— WHAT NEEDS TO BE DONE —
Could the lines from the start of the data through the line with "X_TICKS = [1380, 1385, 1390, 1395, 1400]" be set down exactly, with no pictures among them?
⟨
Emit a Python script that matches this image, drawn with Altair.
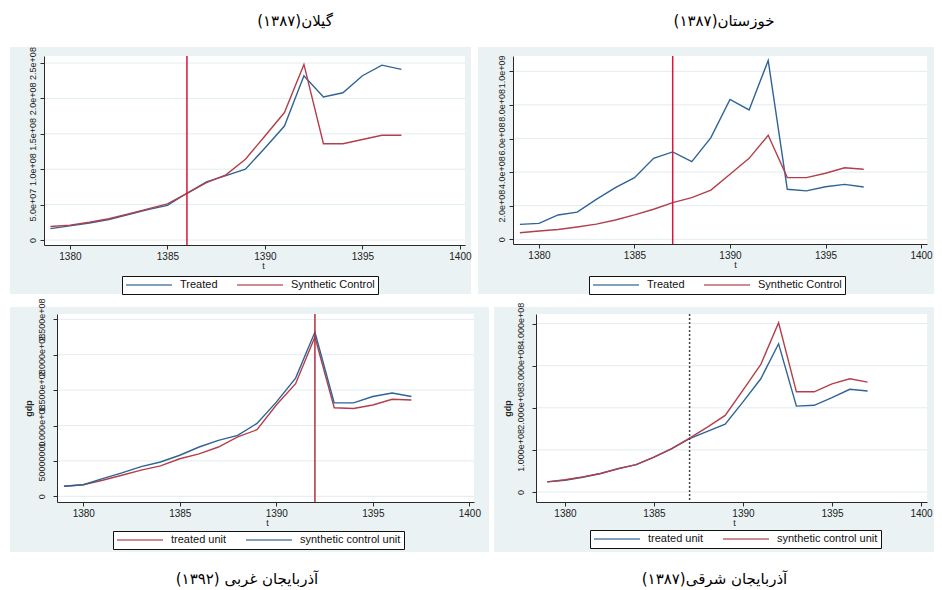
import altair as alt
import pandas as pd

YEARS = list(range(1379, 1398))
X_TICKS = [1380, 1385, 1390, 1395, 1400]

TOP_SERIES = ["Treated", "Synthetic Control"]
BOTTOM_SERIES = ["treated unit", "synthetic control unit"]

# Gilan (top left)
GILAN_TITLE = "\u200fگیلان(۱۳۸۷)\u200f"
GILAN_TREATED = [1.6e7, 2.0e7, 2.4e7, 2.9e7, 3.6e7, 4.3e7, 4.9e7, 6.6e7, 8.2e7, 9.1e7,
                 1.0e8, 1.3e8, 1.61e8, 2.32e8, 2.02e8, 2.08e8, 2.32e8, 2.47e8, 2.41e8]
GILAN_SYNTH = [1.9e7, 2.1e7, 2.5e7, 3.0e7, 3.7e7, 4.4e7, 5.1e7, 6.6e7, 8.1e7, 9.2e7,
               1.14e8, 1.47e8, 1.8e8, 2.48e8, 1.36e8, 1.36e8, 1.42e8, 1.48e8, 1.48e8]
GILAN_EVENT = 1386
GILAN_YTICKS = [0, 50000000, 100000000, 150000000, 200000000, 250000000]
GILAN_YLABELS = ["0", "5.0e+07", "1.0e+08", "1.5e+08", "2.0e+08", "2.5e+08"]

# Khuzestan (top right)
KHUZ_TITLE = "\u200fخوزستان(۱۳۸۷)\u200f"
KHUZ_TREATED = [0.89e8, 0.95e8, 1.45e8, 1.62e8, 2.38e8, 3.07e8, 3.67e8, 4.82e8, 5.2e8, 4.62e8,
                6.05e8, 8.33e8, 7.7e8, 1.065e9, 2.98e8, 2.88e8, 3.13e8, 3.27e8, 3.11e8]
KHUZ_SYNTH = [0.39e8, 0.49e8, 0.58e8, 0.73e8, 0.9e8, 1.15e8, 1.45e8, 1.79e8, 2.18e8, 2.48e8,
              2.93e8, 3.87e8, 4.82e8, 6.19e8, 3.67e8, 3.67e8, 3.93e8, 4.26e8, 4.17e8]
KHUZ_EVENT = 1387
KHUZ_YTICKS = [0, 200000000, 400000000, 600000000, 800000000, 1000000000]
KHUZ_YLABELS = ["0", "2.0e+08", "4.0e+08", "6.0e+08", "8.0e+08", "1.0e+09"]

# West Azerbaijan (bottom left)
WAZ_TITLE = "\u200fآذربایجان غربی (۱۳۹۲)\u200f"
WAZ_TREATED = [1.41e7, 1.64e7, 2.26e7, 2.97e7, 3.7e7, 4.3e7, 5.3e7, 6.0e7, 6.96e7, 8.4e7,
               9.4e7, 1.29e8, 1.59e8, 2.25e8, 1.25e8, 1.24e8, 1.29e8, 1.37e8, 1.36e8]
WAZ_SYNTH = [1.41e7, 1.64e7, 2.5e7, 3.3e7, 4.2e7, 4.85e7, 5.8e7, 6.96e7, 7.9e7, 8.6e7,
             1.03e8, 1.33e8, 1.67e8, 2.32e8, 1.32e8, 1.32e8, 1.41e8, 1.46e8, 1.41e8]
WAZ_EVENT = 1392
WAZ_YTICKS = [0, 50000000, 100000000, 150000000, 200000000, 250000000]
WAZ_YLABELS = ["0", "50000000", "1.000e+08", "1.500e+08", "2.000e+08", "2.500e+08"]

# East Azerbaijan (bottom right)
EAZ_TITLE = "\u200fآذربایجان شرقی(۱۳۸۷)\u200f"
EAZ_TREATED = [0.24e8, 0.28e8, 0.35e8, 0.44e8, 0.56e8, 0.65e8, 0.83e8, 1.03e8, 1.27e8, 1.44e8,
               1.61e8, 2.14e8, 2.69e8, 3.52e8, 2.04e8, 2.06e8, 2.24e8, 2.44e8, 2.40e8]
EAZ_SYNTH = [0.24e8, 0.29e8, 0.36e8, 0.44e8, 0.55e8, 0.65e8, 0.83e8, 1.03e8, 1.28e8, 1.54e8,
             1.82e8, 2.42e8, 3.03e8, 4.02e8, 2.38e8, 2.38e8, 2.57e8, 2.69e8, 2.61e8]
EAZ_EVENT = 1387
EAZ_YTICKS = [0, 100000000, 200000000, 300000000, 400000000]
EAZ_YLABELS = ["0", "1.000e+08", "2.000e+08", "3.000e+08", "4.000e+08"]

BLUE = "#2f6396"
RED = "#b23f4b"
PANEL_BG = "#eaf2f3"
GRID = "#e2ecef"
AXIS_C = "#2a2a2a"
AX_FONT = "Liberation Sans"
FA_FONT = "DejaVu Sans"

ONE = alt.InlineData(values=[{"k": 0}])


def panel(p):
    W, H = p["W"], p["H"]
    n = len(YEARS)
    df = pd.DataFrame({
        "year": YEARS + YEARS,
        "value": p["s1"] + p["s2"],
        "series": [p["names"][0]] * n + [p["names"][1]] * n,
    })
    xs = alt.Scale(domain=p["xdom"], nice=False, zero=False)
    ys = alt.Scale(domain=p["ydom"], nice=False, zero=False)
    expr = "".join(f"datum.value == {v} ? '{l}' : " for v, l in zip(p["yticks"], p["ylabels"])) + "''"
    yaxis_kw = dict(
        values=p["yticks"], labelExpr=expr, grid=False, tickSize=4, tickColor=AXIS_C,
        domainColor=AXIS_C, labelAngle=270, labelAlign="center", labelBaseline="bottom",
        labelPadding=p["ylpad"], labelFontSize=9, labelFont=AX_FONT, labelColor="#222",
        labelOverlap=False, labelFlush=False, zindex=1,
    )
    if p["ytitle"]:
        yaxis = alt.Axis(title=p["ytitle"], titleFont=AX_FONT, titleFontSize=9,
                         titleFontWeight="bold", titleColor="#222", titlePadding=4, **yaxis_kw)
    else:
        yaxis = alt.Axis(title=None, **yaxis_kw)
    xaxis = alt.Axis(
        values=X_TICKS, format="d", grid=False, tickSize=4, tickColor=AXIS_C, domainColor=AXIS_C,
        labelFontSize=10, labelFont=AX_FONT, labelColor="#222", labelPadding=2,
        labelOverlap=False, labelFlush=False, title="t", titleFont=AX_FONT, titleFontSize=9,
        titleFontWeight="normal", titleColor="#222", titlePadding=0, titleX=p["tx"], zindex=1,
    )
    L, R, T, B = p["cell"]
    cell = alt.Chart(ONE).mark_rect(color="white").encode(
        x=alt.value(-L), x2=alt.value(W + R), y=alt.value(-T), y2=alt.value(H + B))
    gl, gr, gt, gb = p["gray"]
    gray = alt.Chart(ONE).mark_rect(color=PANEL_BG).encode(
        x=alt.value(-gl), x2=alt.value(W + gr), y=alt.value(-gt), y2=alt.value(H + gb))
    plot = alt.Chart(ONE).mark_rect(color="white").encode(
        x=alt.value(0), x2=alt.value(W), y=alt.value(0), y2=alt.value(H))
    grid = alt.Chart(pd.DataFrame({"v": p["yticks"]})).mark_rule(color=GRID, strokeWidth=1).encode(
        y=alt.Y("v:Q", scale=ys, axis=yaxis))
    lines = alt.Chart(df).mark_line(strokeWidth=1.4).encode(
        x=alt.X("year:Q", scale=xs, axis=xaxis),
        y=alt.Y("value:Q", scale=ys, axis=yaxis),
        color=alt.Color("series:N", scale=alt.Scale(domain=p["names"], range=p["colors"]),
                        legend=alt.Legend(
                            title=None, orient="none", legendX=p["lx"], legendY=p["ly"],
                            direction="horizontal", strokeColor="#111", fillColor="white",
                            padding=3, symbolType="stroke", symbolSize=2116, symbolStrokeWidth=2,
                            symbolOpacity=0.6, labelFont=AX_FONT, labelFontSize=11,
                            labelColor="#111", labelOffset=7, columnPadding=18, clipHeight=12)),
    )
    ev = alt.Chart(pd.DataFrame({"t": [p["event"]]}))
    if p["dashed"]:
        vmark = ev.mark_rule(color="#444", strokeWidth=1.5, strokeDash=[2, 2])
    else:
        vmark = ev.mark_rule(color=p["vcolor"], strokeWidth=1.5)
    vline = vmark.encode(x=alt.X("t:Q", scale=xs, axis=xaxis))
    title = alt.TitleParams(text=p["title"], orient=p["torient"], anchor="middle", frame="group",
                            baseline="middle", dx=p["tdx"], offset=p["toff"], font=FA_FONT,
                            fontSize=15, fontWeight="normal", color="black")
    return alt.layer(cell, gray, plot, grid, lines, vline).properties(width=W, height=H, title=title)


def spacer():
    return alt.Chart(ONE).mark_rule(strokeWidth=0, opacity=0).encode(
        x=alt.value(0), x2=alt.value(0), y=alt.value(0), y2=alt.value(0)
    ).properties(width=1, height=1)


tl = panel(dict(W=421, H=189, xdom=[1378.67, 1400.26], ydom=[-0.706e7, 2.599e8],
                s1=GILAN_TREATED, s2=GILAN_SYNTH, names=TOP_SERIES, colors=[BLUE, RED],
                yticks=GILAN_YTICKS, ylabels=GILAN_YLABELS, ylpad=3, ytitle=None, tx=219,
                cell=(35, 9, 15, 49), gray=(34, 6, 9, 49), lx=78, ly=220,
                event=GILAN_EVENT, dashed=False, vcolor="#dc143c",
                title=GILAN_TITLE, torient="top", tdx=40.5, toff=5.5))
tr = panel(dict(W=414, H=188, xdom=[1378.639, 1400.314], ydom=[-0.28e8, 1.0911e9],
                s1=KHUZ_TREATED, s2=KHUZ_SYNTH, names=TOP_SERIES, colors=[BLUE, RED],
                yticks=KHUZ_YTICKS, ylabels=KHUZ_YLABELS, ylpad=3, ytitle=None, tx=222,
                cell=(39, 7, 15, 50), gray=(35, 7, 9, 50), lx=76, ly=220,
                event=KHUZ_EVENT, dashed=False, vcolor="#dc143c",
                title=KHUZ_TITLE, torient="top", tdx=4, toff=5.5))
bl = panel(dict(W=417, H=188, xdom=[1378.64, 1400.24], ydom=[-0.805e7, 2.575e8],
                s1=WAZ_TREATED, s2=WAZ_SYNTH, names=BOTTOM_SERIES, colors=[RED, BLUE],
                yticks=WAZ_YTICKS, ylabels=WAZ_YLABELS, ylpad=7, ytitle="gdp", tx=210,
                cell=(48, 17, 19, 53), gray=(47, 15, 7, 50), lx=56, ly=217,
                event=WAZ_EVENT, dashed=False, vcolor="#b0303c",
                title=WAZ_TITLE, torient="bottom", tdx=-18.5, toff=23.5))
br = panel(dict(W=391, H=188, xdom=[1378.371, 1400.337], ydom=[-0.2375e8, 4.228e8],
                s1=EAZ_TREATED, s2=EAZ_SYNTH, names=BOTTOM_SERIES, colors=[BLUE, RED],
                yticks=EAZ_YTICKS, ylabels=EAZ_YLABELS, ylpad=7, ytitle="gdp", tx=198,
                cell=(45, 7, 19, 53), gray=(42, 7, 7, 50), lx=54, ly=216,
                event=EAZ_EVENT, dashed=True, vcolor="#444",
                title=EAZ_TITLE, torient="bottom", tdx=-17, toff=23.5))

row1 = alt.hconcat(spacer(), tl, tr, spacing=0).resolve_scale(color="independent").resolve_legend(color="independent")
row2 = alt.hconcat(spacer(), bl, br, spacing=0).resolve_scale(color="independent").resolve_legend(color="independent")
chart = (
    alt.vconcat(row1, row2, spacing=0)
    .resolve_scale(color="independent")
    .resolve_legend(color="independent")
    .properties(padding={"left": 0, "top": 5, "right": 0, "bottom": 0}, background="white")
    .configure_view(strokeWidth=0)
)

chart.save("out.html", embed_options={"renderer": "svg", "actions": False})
⟩
— THE REPLY —
Emit a Python script that matches this image, drawn with Altair.
import altair as alt
import pandas as pd

YEARS = list(range(1379, 1398))
X_TICKS = [1380, 1385, 1390, 1395, 1400]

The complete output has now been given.